Following the announcement of the policy, Ghana’s new Ghana Accelerated National Reserve Accumulation Policy (GANRAP) 2026–2028 has been welcomed as a smart and sovereign rethink of how the country builds foreign exchange buffers, but that is not all.
Although the policy has earned praise for moving away from borrowed reserves, an economist is cautioning that Ghana may not need to aim as high as the headline target suggests.
According to Dennis Nsafoah, Assistant Professor of Economics at Niagara University and member of the Research Committee at Tesah Capital, the gold-backed reserve strategy as “a decisive and sensible shift.”
In a brief on the policy copied to The High Street Journal, instead of relying on Eurobonds, swaps, and other short-term foreign borrowings to inflate reserves, an approach that proved fragile during the 2022–23 crisis, GANRAP proposes purchasing domestically produced gold and retaining export proceeds to strengthen external buffers.

“Rather than relying on Eurobonds, swaps, and other costly short-term instruments, the government proposes to build foreign exchange reserves by purchasing domestically produced gold and retaining the export proceeds. This strategic shift deserves credit,” Dr. Nsafoah.
The Bigger Question: How Much Is Enough?
While the method is sound, Dr. Nsafoah questions the scale of the ambition. He explains that GANRAP targets 15 months of import cover by 2028, a level he believes is difficult to justify economically given Ghana’s current reserve strength.
By the end of 2025, Ghana’s Gross International Reserves stood at approximately US$13.8 billion, equivalent to 5.7 months of import cover.
This, he says, is not a weak position. He adds that it is comfortably above traditional reserve adequacy benchmarks.
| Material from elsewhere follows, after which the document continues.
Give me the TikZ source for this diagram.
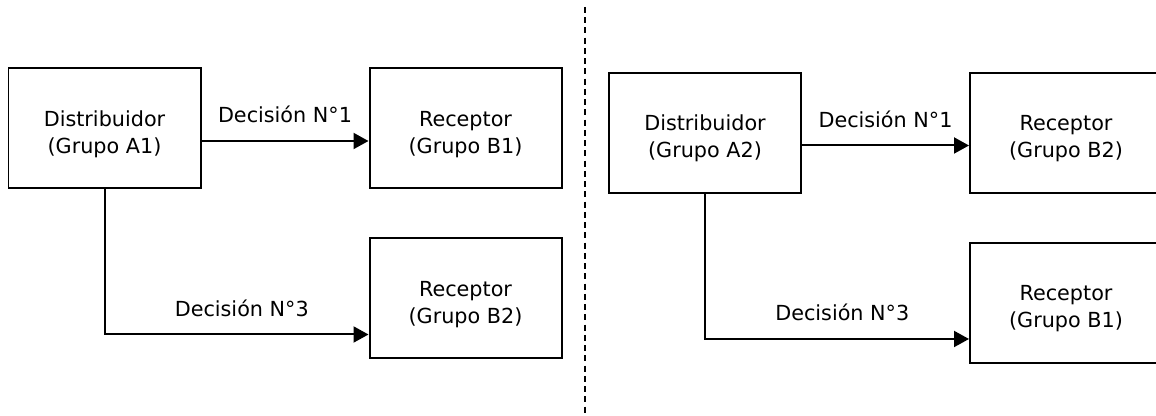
\documentclass[tikz,border=0pt]{standalone}
\usepackage{fontspec}
\setmainfont{DejaVu Sans}
\usepackage{tikz}
\usetikzlibrary{arrows.meta,positioning}

\begin{document}
\begin{tikzpicture}[
        font=\fontsize{11.8pt}{15.4pt}\selectfont,
        agent/.style={draw, line width=0.04cm, align=center, minimum width=3.84cm, minimum height=2.40cm, inner sep=0pt, text height=1.06cm, text depth=0.06cm},
        flow/.style={-{Triangle[length=0.3cm, width=0.32cm]}, line width=0.04cm},
        lbl/.style={above, inner sep=0pt, yshift=0.34cm},
        divider/.style={line width=0.035cm, dash pattern=on 0.12cm off 0.085cm}
    ]
    \useasboundingbox (0,0) rectangle (23.12,8.32);
    % first allocation
    \node[agent] (distA1) at (2.09,5.75) {Distribuidor\\(Grupo A1)};
    \node[agent, right=3.34cm of distA1] (recB1) {Receptor\\(Grupo B1)};
    \node[agent, below=0.96cm of recB1] (recB2) {Receptor\\(Grupo B2)};
    \draw[flow] ([yshift=-0.25cm]distA1.east) -- ([yshift=-0.25cm]distA1.east -| recB1.west) node[lbl, midway] {Decisión N°1};
    \draw[flow] (distA1.south) |- ([yshift=-0.72cm]recB2.west) node[lbl, pos=0.76] {Decisión N°3};
    % separator
    \coordinate (sepTop) at (11.70,8.18);
    \coordinate (sepBot) at (11.70,0);
    \draw[divider] (sepTop) -- (sepBot);
    % second allocation
    \node[agent] (distA2) at (14.10,5.66) {Distribuidor\\(Grupo A2)};
    \node[agent, right=3.34cm of distA2] (recB2r) {Receptor\\(Grupo B2)};
    \node[agent, below=0.96cm of recB2r] (recB1r) {Receptor\\(Grupo B1)};
    \draw[flow] ([yshift=-0.25cm]distA2.east) -- ([yshift=-0.25cm]distA2.east -| recB2r.west) node[lbl, midway] {Decisión N°1};
    \draw[flow] (distA2.south) |- ([yshift=-0.72cm]recB1r.west) node[lbl, pos=0.76] {Decisión N°3};
\end{tikzpicture}
\end{document}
What Do Global Standards Say?
In his explanations, he adds that international reserve adequacy frameworks provide useful context.
One widely cited benchmark, the Greenspan–Guidotti rule, suggests countries should hold enough reserves to cover short-term external debt maturing within one year. For most emerging economies, this often corresponds to about 3–5 months of import cover.
Another influential framework developed by IMF economists Olivier Jeanne and Romain Rancière views reserves as insurance against sudden capital flow reversals. Their research generally places optimal reserves for economies with Ghana-like characteristics in the 5–8 month range.
Measured against these standards, Ghana’s current 5.7 months sits comfortably within, and in some cases above, recommended levels.
“A reserve buffer in the range of 5 to 8 months of import cover, particularly for a commodity-exporting economy with gold, cocoa, and oil revenues and a flexible exchange rate, is widely regarded as more than adequate to insure against sudden stops, smooth exchange-rate volatility, and sustain market confidence,” he explained.
He added, “Ghana is no longer in a reserve-scarce regime. The policy challenge is not to escape vulnerability at all costs, but to avoid overshooting into an excessively costly buffer.

A Balanced Perspective
Dr. Nsafoah is not opposing the policy. However, he is calling for calibration.
He supports the shift toward domestically anchored reserve accumulation. But he urges policymakers to weigh ambition against efficiency.
As the government rolls out GANRAP, the debate may increasingly centre not on whether building reserves is good, it clearly is, but on how much is economically optimal.